The reason is simple: inflation is ultimately a monetary phenomenon. One could argue about its causes; about whether it is cost-push (as with rising oil prices) or demand-pull (as when there is excess demand). But as The Econ-omist points out rising inflation has always (emphasis added) been caused by excessive monetary expansion. An increase in prices, regardless of underlying reasons, can occur only if the quantum of money in the system is out of kilter with the level of economic activity.

And this is precisely whats been happening during the past 10-12 months. Thanks to the huge liquidity overhang, interest rates are lower than warranted (real interest rates are negative across a broad spectrum of maturities), encouraging consumers to go on a debt-financed buying spree. The result, inevitably, has been a sharp increase in prices.

In many ways, this should have been anticipated. The writing has been on the wall for many months now. Indeed as far back as May this year, the Reserve Bank of Indias monetary policy statement drew pointed attention to the much higher increase in money supply in 2003-04 compared to the previous year. According to the RBI, the increase in reserve money or high-powered money in 2003-04 was almost double that of the previous year at Rs 67,368 crore. Most of this increase was on account of a sharp increase in one component of reserve money the RBIs foreign currency assets. Adjusted for revaluation, this component alone shot up by Rs 1,41,428 crore. This increase was over and above an increase of Rs 82,089 crore the previous year. The result, not surprisingly, was an unprecedented increase in reserve money.
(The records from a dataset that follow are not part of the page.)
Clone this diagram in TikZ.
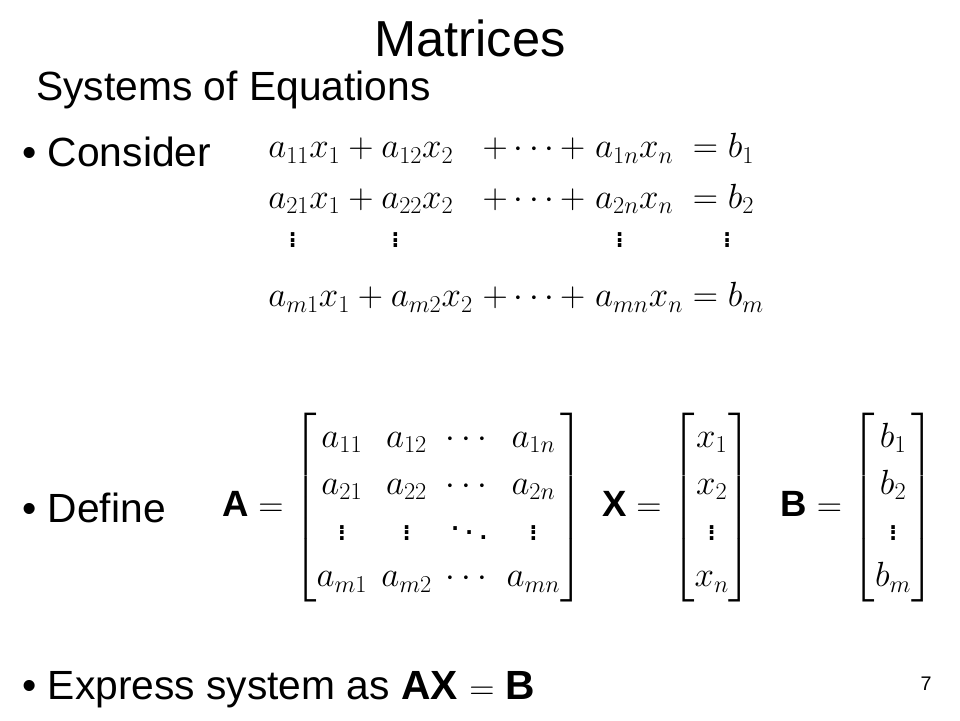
\documentclass[tikz,border=0pt]{standalone}
\usepackage{amsmath}
\usepackage{fontspec}
\setmainfont{Liberation Sans}
\usetikzlibrary{positioning}
\tikzset{body/.style={font=\fontsize{29}{33}\selectfont, anchor=west, inner sep=0pt},
  mathbox/.style={font=\fontsize{26}{30}\selectfont, inner sep=0pt}}
\begin{document}
\begin{tikzpicture}
\useasboundingbox (0,0) rectangle (24,18);
\node[font=\fontsize{36}{40}\selectfont, inner sep=0pt] (title) at (11.75,17.05) {Matrices};
\node[body] (sub) at (0.9,15.75) {Systems of Equations};
\node[body] (consider) at (0.55,14.2) {\textbullet\ Consider};
\node[body] (define) at (0.55,5.3) {\textbullet\ Define};
\node[body] (express) at (0.55,0.75) {\textbullet\ Express system as \textbf{AX} $=$ \textbf{B}};
\node[font=\fontsize{14}{16}\selectfont] (page) at (23.15,0.9) {7};
% system
\node[mathbox, anchor=north west] (sys) at (6.7,14.8) {$\begin{array}{@{}l@{\;}l@{\;}l@{\;}l@{}}
a_{11}x_1 + a_{12}x_2 & + \cdots + & a_{1n}x_n & = b_1\\[6pt]
a_{21}x_1 + a_{22}x_2 & + \cdots + & a_{2n}x_n & = b_2\\[-2pt]
\;\;\vdots \qquad\;\; \vdots & & \;\;\vdots & \;\;\;\vdots\\[12pt]
a_{m1}x_1 + a_{m2}x_2 & + \cdots + & a_{mn}x_n & = b_m
\end{array}$};
% matrices
\node[mathbox, anchor=west] (A) at (5.55,5.3) {$\renewcommand{\arraystretch}{1.1}\mathbf{A}=\begin{bmatrix}
a_{11} & a_{12} & \cdots & a_{1n}\\ a_{21} & a_{22} & \cdots & a_{2n}\\
\vdots & \vdots & \ddots & \vdots\\ a_{m1} & a_{m2} & \cdots & a_{mn}\end{bmatrix}$};
\node[mathbox, right=0.45 of A] (X) {$\renewcommand{\arraystretch}{1.1}\mathbf{X}=\begin{bmatrix} x_1\\ x_2\\ \vdots\\ x_n\end{bmatrix}$};
\node[mathbox, right=0.7 of X] (B) {$\renewcommand{\arraystretch}{1.1}\mathbf{B}=\begin{bmatrix} b_1\\ b_2\\ \vdots\\ b_m\end{bmatrix}$};
\end{tikzpicture}
\end{document}
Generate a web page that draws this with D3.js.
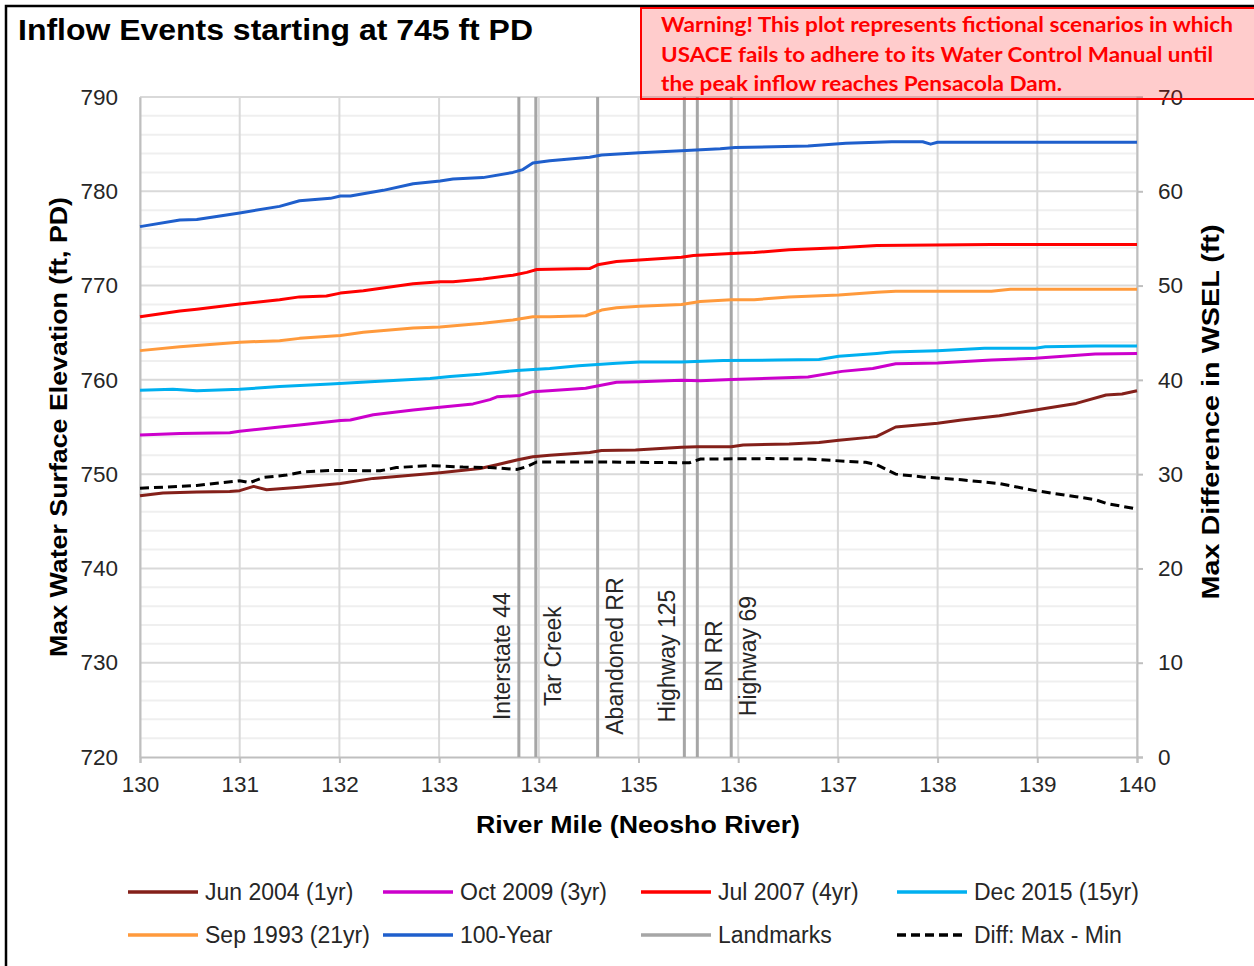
<!DOCTYPE html>
<html>
<head>
<meta charset="utf-8">
<script src="https://cdn.jsdelivr.net/npm/d3@7"></script>
<style>
  body { margin: 0; background: #fff; }
  svg { display: block; font-family: "Liberation Sans", Arial, sans-serif; }
</style>
</head>
<body>
<div id="chart"></div>
<script>
// River mile vs max water surface elevation (ft, PD)
var jun2004 = [[130.0,747.7],[130.23,748.0],[130.57,748.1],[130.9,748.15],[131.0,748.25],[131.14,748.7],[131.27,748.35],
  [131.6,748.6],[132.01,749.0],[132.34,749.55],[133.01,750.15],[133.41,750.6],[133.58,751.0],[133.78,751.5],[133.94,751.85],
  [134.11,752.0],[134.51,752.3],[134.63,752.5],[134.97,752.55],[135.43,752.85],[135.59,752.9],[135.93,752.9],[136.05,753.1],
  [136.51,753.2],[136.81,753.35],[137.01,753.6],[137.31,753.9],[137.39,754.0],[137.58,755.0],[138.0,755.4],[138.24,755.75],
  [138.62,756.2],[138.98,756.8],[139.39,757.5],[139.69,758.4],[139.85,758.5],[140.0,758.85]];
var oct2009 = [[130.0,754.15],[130.4,754.3],[130.9,754.4],[131.0,754.55],[131.4,755.0],[131.6,755.2],[132.01,755.7],[132.11,755.75],
  [132.34,756.3],[132.74,756.8],[133.01,757.1],[133.34,757.45],[133.51,757.9],[133.58,758.2],[133.81,758.35],[133.94,758.75],
  [134.1,758.85],[134.47,759.1],[134.78,759.75],[135.01,759.8],[135.43,759.95],[135.62,759.9],[135.93,760.05],[136.7,760.3],
  [137.04,760.9],[137.35,761.2],[137.58,761.7],[138.0,761.8],[138.54,762.1],[138.98,762.3],[139.58,762.75],[140.0,762.8]];
var jul2007 = [[130.0,766.7],[130.4,767.3],[130.57,767.5],[131.0,768.05],[131.4,768.5],[131.6,768.8],[131.87,768.9],[132.01,769.2],
  [132.24,769.45],[132.74,770.2],[133.01,770.4],[133.14,770.4],[133.44,770.7],[133.74,771.1],[133.88,771.4],[133.98,771.7],
  [134.51,771.8],[134.59,772.2],[134.78,772.55],[135.01,772.7],[135.43,773.0],[135.55,773.2],[135.93,773.4],[136.16,773.5],
  [136.51,773.8],[137.01,774.0],[137.39,774.25],[138.54,774.35],[140.0,774.35]];
var dec2015 = [[130.0,758.9],[130.33,759.0],[130.57,758.85],[131.0,759.0],[131.4,759.3],[131.91,759.55],[132.31,759.8],[132.91,760.15],
  [133.11,760.35],[133.41,760.6],[133.78,761.0],[134.11,761.2],[134.4,761.5],[134.78,761.75],[135.01,761.9],[135.43,761.9],
  [135.85,762.05],[136.39,762.1],[136.81,762.15],[137.01,762.5],[137.39,762.8],[137.54,762.95],[138.0,763.1],[138.47,763.35],
  [138.98,763.35],[139.08,763.5],[139.58,763.6],[140.0,763.6]];
var sep1993 = [[130.0,763.1],[130.4,763.5],[131.0,764.0],[131.4,764.15],[131.6,764.4],[132.01,764.7],[132.24,765.05],[132.74,765.5],
  [133.01,765.6],[133.44,766.0],[133.74,766.35],[133.94,766.7],[134.11,766.7],[134.47,766.8],[134.63,767.4],[134.78,767.65],
  [135.01,767.8],[135.43,768.0],[135.62,768.3],[135.93,768.5],[136.16,768.5],[136.51,768.8],[137.01,769.0],[137.39,769.3],
  [137.58,769.4],[138.54,769.4],[138.73,769.6],[140.0,769.6]];
var year100 = [[130.0,776.25],[130.4,776.95],[130.57,777.0],[131.0,777.7],[131.4,778.4],[131.6,779.0],[131.91,779.25],[132.01,779.5],
  [132.11,779.5],[132.44,780.1],[132.74,780.8],[133.01,781.1],[133.14,781.3],[133.44,781.45],[133.74,782.0],[133.84,782.3],
  [133.94,783.0],[134.11,783.25],[134.51,783.6],[134.63,783.85],[135.01,784.1],[135.43,784.3],[135.82,784.5],[135.97,784.65],
  [136.7,784.8],[137.08,785.1],[137.54,785.25],[137.85,785.25],[137.93,785.0],[138.0,785.2],[140.0,785.2]];
// Max - Min difference (ft), right axis
var diffMaxMin = [[130.0,28.5],[130.57,28.8],[131.0,29.3],[131.1,29.1],[131.24,29.65],[131.47,29.9],[131.64,30.25],[131.91,30.4],
  [132.41,30.35],[132.57,30.7],[132.91,30.9],[133.24,30.75],[133.51,30.7],[133.78,30.5],[133.88,30.8],[133.98,31.3],
  [134.11,31.3],[134.59,31.3],[135.51,31.2],[135.62,31.6],[136.32,31.65],[136.7,31.6],[137.28,31.25],[137.39,31.0],
  [137.58,30.0],[137.85,29.7],[138.24,29.4],[138.62,29.0],[138.98,28.25],[139.39,27.6],[139.58,27.3],[139.69,26.9],[140.0,26.3]];

var landmarkNames = ["Interstate 44", "Tar Creek", "Abandoned RR", "Highway 125", "BN RR", "Highway 69"];
var landmarkMiles = [133.80, 133.97, 134.59, 135.46, 135.59, 135.93];
var landmarkSide = [-1, 1, 1, -1, 1, 1];

var seriesNames = ["Jun 2004 (1yr)", "Oct 2009 (3yr)", "Jul 2007 (4yr)", "Dec 2015 (15yr)", "Sep 1993 (21yr)", "100-Year"];
var seriesColors = ["#84201a", "#cc00cc", "#ff0000", "#00b0f0", "#ff9a3c", "#1f5fcc"];
var seriesData = [jun2004, oct2009, jul2007, dec2015, sep1993, year100];

var warningLines = ["Warning! This plot represents fictional scenarios in which",
  "USACE fails to adhere to its Water Control Manual until",
  "the peak inflow reaches Pensacola Dam."];

var width = 1254, height = 966;
var margin = {top: 97, right: 117, bottom: 209, left: 140};

var svg = d3.select("#chart").append("svg")
  .attr("width", width).attr("height", height);

var x = d3.scaleLinear().domain([130, 140]).range([margin.left, width - margin.right]);
var y = d3.scaleLinear().domain([720, 790]).range([height - margin.bottom, margin.top]);
var y2 = d3.scaleLinear().domain([0, 70]).range([height - margin.bottom, margin.top]);

// frame (only top and left edges visible in the original crop)
svg.append("path").attr("d", "M6,966V6H1254").attr("fill", "none")
  .attr("stroke", "#000").attr("stroke-width", 2.5);

// minor horizontal grid every 2 ft
svg.append("g").selectAll("line").data(d3.range(722, 790, 2).filter(function(d) { return d % 10 != 0; }))
  .enter().append("line")
  .attr("x1", x(130)).attr("x2", x(140))
  .attr("y1", function(d) { return y(d); }).attr("y2", function(d) { return y(d); })
  .attr("stroke", "#efefef").attr("stroke-width", 2);

// major horizontal grid
svg.append("g").selectAll("line").data(d3.range(730, 791, 10))
  .enter().append("line")
  .attr("x1", x(130)).attr("x2", x(140))
  .attr("y1", function(d) { return y(d); }).attr("y2", function(d) { return y(d); })
  .attr("stroke", "#d9d9d9").attr("stroke-width", 2);

// vertical grid each mile
svg.append("g").selectAll("line").data(d3.range(130, 141))
  .enter().append("line")
  .attr("x1", function(d) { return x(d); }).attr("x2", function(d) { return x(d); })
  .attr("y1", y(790)).attr("y2", y(720))
  .attr("stroke", "#d9d9d9").attr("stroke-width", 2);

// axes
var xAxis = svg.append("g")
  .attr("transform", "translate(0," + y(720) + ")")
  .call(d3.axisBottom(x).ticks(10).tickSize(6).tickPadding(13).tickFormat(d3.format("d")));
var yAxis = svg.append("g")
  .attr("transform", "translate(" + x(130) + ",0)")
  .call(d3.axisLeft(y).ticks(7).tickSize(0).tickPadding(22).tickFormat(d3.format("d")));
var y2Axis = svg.append("g")
  .attr("transform", "translate(" + x(140) + ",0)")
  .call(d3.axisRight(y2).ticks(7).tickSize(6).tickPadding(15).tickFormat(d3.format("d")));

[xAxis, yAxis, y2Axis].forEach(function(a) {
  a.select(".domain").attr("stroke", "#bfbfbf").attr("stroke-width", 2);
  a.selectAll(".tick line").attr("stroke", "#bfbfbf").attr("stroke-width", 2);
  a.selectAll(".tick text").attr("fill", "#262626")
    .style("font-family", "'Liberation Sans', Arial, sans-serif").style("font-size", "22.5px");
});

// landmarks
var lm = svg.append("g");
landmarkMiles.forEach(function(m, i) {
  lm.append("line")
    .attr("x1", x(m)).attr("x2", x(m))
    .attr("y1", y(790)).attr("y2", y(720))
    .attr("stroke", "#a6a6a6").attr("stroke-width", 3);
  var tx = x(m) + landmarkSide[i] * 17, ty = y(730.7);
  lm.append("text")
    .attr("transform", "translate(" + tx + "," + ty + ") rotate(-90)")
    .attr("text-anchor", "middle").attr("dy", "0.35em")
    .attr("fill", "#262626").style("font-size", "23px")
    .text(landmarkNames[i]);
});

// series
var line = d3.line()
  .x(function(d) { return x(d[0]); })
  .y(function(d) { return y(d[1]); });
seriesData.forEach(function(s, i) {
  svg.append("path").datum(s)
    .attr("d", line)
    .attr("fill", "none")
    .attr("stroke", seriesColors[i])
    .attr("stroke-width", 3)
    .attr("stroke-linejoin", "round");
});

var line2 = d3.line()
  .x(function(d) { return x(d[0]); })
  .y(function(d) { return y2(d[1]); });
svg.append("path").datum(diffMaxMin)
  .attr("d", line2)
  .attr("fill", "none")
  .attr("stroke", "#000")
  .attr("stroke-width", 3)
  .attr("stroke-dasharray", "9,5");

// titles
svg.append("text").attr("x", 18).attr("y", 40)
  .attr("textLength", 515).attr("lengthAdjust", "spacingAndGlyphs")
  .style("font-size", "29px").style("font-weight", "bold").attr("fill", "#000")
  .text("Inflow Events starting at 745 ft PD");

svg.append("text")
  .attr("transform", "translate(67," + 427 + ") rotate(-90)")
  .attr("text-anchor", "middle")
  .attr("textLength", 460).attr("lengthAdjust", "spacingAndGlyphs")
  .style("font-size", "24px").style("font-weight", "bold").attr("fill", "#000")
  .text("Max Water Surface Elevation (ft, PD)");

svg.append("text")
  .attr("transform", "translate(1219," + 412 + ") rotate(-90)")
  .attr("text-anchor", "middle")
  .attr("textLength", 375).attr("lengthAdjust", "spacingAndGlyphs")
  .style("font-size", "24px").style("font-weight", "bold").attr("fill", "#000")
  .text("Max Difference in WSEL (ft)");

svg.append("text")
  .attr("x", 638).attr("y", 833)
  .attr("text-anchor", "middle")
  .attr("textLength", 324).attr("lengthAdjust", "spacingAndGlyphs")
  .style("font-size", "24px").style("font-weight", "bold").attr("fill", "#000")
  .text("River Mile (Neosho River)");

// legend
var legendItems = seriesNames.map(function(n, i) { return {name: n, color: seriesColors[i], dash: null}; });
legendItems.push({name: "Landmarks", color: "#a6a6a6", dash: null});
legendItems.push({name: "Diff: Max - Min", color: "#000", dash: "9,5"});
// order as in the original: two rows of four
var legendOrder = [0, 1, 2, 3, 4, 5, 6, 7];
var colX = [128, 383, 641, 897], rowY = [892, 935];
legendOrder.forEach(function(k, i) {
  var it = legendItems[k];
  var lx = colX[i % 4], ly = rowY[Math.floor(i / 4)];
  svg.append("line").attr("x1", lx).attr("x2", lx + 70).attr("y1", ly).attr("y2", ly)
    .attr("stroke", it.color).attr("stroke-width", 3.5)
    .attr("stroke-dasharray", it.dash);
  svg.append("text").attr("x", lx + 77).attr("y", ly).attr("dy", "0.35em")
    .attr("fill", "#262626").style("font-size", "23px")
    .text(it.name);
});

// warning box
svg.append("rect").attr("x", 641).attr("y", 8).attr("width", 640).attr("height", 91)
  .attr("fill", "#ff0000").attr("fill-opacity", 0.2)
  .attr("stroke", "#ff0000").attr("stroke-width", 2);
var wl = [572, 552, 401];
warningLines.forEach(function(t, i) {
  svg.append("text").attr("x", 661).attr("y", 32 + i * 29.5)
    .attr("textLength", wl[i]).attr("lengthAdjust", "spacingAndGlyphs")
    .attr("fill", "#ff0000")
    .style("font-family", "Lato, 'Open Sans', sans-serif").style("font-weight", "bold").style("font-size", "20px")
    .text(t);
});
</script>
</body>
</html>
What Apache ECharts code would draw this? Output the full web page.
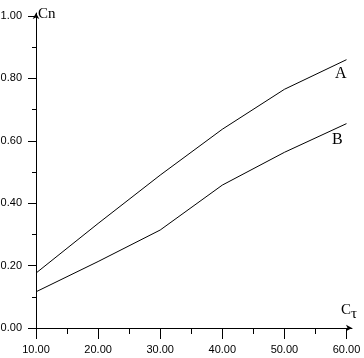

No economy, least of all one that has not seen a significant expansion in capacity, can hope to absorb additional liquidity on this scale without it showing up somewhere either in asset prices or in commodity prices. To be fair to the RBI, it did try to neutralise some of the increase in money supply through open market operations (sale of securities to mop up excess liquidity). But the scale of these operations was nowhere near what was needed to mop up the excess.

Part of the reason, of course, was the NDA governments desire to keep fueling growth through artificially lower interest rates. Sure, the RBI could have put its foot down. But its lack of independence came in the way, perhaps. Whatever the reason, the net result was that money supply through most of last year was grossly in excess of that warranted by the level of economic activity. Not surprisingly, the annual average rate of inflation inched up to 5.4% in 2003-04 as against 3.4% the previous year thats an increase of almost 60%.

So does that mean the government is barking up the wrong tree by focusing on fiscal measures Possibly. The initial package of customs and excise duty cuts on petroleum products has been followed by duty cuts on non-alloy steel. And in a clear signal that he is not done as yet, the finance minister has promised more fiscal measures, if necessary. To the extent that these measures will bring down prices, at least of the goods on which taxes have been reduced, inflationary forces will no doubt be reined in. But only briefly. Excess liquidity has to show up somewhere.

The question then is, how should the authorities go about tackling inflation Remember, worldwide, inflation has been on the rise. Most central banks have realised this and some, like the Bank of England (BoE), the Reserve Bank of Australia and the US Fed, swung into action months ago.

The RBI has already left it too late, perhaps. But it can still take a leaf out of Paul Volckers book. The legendary chairman of the US Fed in the late 70s tightened monetary policy brutally in his Saturday night special. And while it hurt the economy in the short run, it also prepared the ground for the next three decades of growth. With low inflation.

If the RBI acts now, it can pack a less lethal punch. But time is running out. It needs to act, sooner rather than later, if we are not to see a return to the double-digit inflation of the 70s.